◆ To do: Extract the lines from the start through the line that holds "W, H = 923, 401", both included, omitting all images.

◆ Collected material:
┄┄┄┄┄┄┄┄┄┄

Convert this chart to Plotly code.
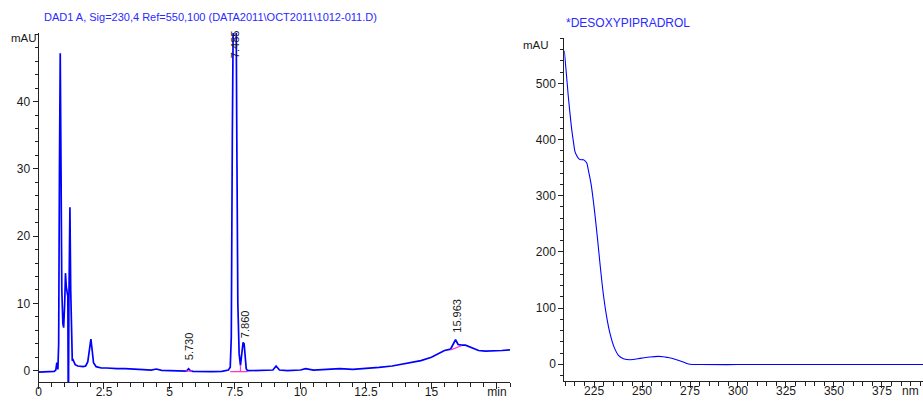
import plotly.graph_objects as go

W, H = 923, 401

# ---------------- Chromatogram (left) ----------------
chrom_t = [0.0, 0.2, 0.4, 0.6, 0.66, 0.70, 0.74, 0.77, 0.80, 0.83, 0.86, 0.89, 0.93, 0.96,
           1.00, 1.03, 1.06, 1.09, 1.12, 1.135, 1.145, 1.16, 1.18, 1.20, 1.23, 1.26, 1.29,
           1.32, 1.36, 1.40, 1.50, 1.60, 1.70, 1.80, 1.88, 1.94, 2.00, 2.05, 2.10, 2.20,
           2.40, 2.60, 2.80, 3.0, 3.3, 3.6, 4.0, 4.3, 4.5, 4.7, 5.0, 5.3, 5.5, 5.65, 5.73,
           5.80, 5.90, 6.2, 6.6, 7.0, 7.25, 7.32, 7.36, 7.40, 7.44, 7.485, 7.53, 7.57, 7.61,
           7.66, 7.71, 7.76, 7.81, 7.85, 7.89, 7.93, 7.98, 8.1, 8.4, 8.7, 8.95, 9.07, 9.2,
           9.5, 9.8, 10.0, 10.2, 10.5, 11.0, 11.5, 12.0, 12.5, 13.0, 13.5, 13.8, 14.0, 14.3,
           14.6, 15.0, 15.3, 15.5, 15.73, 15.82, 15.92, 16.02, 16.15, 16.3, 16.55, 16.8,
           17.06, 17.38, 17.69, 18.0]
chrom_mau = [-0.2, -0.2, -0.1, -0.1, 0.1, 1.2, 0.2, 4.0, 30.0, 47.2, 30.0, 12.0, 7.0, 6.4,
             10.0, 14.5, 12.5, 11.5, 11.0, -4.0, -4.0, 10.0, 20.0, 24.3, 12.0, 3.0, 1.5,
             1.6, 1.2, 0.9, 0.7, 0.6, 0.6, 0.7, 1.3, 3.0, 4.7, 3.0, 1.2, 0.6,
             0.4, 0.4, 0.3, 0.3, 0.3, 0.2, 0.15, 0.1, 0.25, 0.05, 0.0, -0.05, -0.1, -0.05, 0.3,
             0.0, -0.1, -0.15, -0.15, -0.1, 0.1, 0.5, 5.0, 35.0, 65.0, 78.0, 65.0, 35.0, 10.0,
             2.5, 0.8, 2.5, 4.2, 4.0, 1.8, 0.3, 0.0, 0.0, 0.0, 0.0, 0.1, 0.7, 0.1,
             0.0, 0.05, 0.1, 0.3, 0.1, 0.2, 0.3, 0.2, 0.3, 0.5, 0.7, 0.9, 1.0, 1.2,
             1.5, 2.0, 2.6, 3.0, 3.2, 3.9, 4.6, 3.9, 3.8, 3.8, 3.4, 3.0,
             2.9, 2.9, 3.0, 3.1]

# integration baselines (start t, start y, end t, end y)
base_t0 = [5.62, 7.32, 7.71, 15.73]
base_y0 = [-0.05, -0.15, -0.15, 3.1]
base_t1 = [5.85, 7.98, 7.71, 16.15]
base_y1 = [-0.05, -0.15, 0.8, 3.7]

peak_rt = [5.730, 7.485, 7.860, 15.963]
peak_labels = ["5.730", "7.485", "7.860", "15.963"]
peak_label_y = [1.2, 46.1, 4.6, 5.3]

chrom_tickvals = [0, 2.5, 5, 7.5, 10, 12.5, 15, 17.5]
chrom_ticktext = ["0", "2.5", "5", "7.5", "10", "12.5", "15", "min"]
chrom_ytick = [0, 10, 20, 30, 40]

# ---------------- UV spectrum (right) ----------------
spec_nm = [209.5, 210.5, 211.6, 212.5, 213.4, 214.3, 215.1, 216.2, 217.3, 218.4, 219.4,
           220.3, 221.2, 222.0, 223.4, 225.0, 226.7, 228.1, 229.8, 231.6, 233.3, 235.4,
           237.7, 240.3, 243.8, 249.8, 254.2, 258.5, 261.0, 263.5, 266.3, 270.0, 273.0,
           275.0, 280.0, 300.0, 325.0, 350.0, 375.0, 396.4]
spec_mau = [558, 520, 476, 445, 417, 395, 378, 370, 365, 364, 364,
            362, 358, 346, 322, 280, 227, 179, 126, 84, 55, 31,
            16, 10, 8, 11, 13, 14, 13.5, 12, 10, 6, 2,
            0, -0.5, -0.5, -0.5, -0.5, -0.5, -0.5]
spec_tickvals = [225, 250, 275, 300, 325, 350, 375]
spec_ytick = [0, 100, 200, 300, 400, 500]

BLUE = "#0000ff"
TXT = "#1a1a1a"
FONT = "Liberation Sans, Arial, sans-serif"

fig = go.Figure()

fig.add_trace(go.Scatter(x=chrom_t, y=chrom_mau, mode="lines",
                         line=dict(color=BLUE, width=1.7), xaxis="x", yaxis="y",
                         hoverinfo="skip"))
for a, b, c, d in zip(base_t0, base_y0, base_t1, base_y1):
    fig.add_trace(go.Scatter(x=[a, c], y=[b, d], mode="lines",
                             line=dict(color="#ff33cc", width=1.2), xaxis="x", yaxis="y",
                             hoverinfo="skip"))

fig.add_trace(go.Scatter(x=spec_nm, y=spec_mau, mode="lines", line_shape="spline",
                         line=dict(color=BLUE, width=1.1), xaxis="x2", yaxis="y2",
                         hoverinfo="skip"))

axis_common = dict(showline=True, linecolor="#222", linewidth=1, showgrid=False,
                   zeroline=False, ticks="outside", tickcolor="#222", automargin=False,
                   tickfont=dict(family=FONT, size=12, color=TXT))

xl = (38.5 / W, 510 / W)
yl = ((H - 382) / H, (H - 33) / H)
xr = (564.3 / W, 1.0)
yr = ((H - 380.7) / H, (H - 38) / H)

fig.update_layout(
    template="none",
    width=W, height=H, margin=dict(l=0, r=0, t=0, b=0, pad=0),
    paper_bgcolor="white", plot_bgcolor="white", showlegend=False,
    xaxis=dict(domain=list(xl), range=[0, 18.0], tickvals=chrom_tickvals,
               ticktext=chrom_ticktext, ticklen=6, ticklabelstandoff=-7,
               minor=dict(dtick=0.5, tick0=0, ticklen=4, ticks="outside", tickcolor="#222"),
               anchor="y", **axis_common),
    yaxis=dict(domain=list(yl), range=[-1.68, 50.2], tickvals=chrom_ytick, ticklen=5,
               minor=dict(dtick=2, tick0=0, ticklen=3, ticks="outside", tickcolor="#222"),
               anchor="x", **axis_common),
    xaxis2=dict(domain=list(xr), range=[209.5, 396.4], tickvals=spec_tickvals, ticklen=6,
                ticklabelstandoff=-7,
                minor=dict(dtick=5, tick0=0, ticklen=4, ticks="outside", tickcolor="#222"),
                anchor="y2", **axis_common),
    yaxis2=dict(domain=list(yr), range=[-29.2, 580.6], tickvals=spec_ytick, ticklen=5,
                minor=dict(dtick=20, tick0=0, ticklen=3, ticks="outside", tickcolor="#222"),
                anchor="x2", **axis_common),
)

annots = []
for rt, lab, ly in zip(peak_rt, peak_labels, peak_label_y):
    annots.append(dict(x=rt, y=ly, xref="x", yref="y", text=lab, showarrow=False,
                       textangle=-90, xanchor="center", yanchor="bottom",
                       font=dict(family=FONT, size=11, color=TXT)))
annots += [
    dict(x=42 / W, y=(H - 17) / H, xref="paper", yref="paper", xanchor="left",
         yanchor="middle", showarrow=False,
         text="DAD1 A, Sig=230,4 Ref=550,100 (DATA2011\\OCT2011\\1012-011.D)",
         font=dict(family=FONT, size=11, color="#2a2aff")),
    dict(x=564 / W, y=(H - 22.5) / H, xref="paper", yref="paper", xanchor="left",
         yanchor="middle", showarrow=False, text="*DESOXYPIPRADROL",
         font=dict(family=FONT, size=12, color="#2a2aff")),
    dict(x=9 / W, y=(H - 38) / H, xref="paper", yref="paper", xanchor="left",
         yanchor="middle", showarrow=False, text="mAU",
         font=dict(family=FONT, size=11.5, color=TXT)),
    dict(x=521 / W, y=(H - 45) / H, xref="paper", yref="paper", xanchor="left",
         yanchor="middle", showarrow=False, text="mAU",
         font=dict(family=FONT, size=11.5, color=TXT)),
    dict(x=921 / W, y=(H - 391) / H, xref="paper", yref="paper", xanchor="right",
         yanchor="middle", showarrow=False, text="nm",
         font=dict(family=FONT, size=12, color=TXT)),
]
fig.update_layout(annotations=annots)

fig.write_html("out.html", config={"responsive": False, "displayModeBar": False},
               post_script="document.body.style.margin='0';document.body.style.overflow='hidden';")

┄┄┄┄┄┄┄┄┄┄

◆ Answer below:
Convert this chart to Plotly code.
import plotly.graph_objects as go

W, H = 923, 401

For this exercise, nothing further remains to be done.